Another possibility is that exchange students in China (ryūgakusei) learnt Chinese martial arts and took these back to Okinawa. Additionally, within the class system of the Kingdom, the pechin were responsible for law enforcement. Thus, the chikusaji pechin (‘street cops’) were responsible for law enforcement while the hiki (‘garrison guard’) would guard the King and the castle, essentially acting as Okinawa’s military. The people holding these positions would have been at least partially responsible for cultivating Ryūkyūan martial arts.

In 1609, the Satsuma clan of Kyūshū, Japan, invaded and seized control of Ryūkyū. The clan held power over the Ryūkyūan kings for 270 years. When the Satsuma took power, they prohibited the practice of all martial arts by the Okinawans. It is said that the Okinawans fought fiercely before the Satsuma samurai over-powered them.

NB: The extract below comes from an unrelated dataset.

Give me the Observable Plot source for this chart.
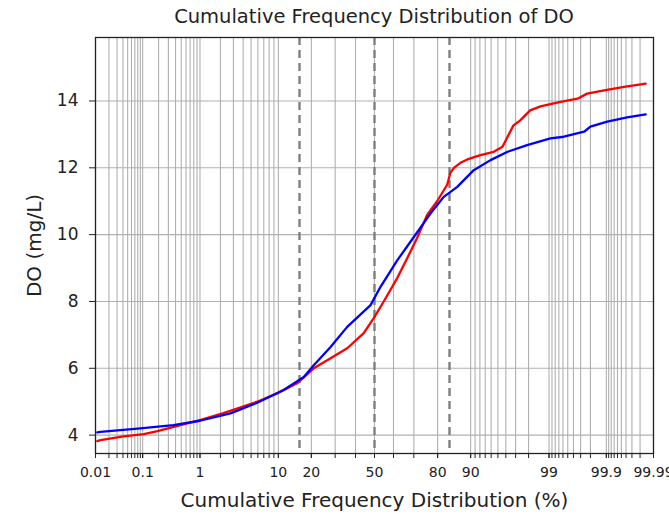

Kobujutsu would probably have existed at the time, permitting effective defence against the samurai. The bushi also could have taken the weapons of the samurai to use against them. Nonetheless, they were not successful in defending their island from the Japanese, so Karate became shrouded in secrecy during the Satsuma occupation.

Shuri Castle Gate

Rather than ceasing practice, martial artists began to study at night in darkness to continue to preserve their fighting arts without easily allowing others to see them practising. Only Okinawans knew that the art was practised.

Although the dual concept of kenpō and te together as karate had not yet been developed, both were present by the time of the Satsuma occupation. ‘Karate’, in its embryonic form, evidently existed from the 15th or 16th century.